Excursion to Bohemian Paradise and Podkrkonoší 2025

At the end of the last year, the SGA Student Chapter Prague organised another autumn excursion, this time to the Bohemian Paradise and Podkrkonoší regions. The excursion, led by Jan Bubal, took place from November 14 to 16, 2025, and one of its main purposes was to welcome the first-year geology student members of the Prague Chapter.

The first stop was the cooperative of artistic production Granát Turnov, which has been producing original jewellery with Bohemian garnets since 1953. They not only process garnets, but also mine them in shallow open-pit mines in the České středohoří and Podkrkonoší regions.
Our second stop was a quarry well known for its decorative granite – the Liberec granite. The feldspars vary in colour from pink to green or blue due to changes in their chemical composition. This granite is one of the most iconic and most widely used decorative stones in the Czech Republic.
We ended the first day with a visit to the Bohemian Paradise Museum. We had the opportunity to walk through an exhibition dedicated to the geology and mineral recourses of the region, an exhibition presenting the systematic mineralogical classification, and a particularly interesting exhibition focused on UV-luminescent materials. In addition to minerals, the collection included synthetic crystals (e.g. REE:YAG) and uranium glass, both produced exclusively in the Czech Republic.
During the field trip, we also visited several smaller quarries and old waste dumps – the last remnants of historical ore mining in the region. The mineral recourses we focused on included: chrysocolla, manganese oxide dendrites, olivine rich basalts, melaphyres with various SiO2 infills and UV-active calcite, acicular pectolite in dolerite, Fe ores in gossans, and, last but not least, hydrothermal veins containing fluorite and baryte.

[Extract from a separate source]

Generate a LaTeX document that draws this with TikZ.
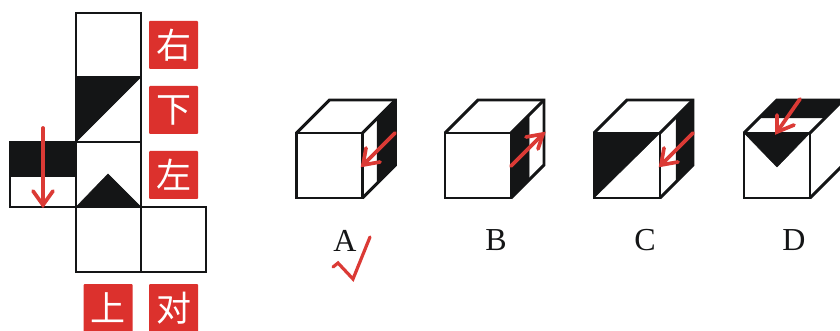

The excursion appealed not only to students interested in economic geology or mineralogy, but also to those focusing on palaeontology. One of our stops was near the town of Jičín, where, in addition to carnelian, mechanoglyphs of waves and raindrops can be observed in Permo-Carboniferous sediments.
This field trip sparked interest among our young student members, further motivating them toward the field of economic geology.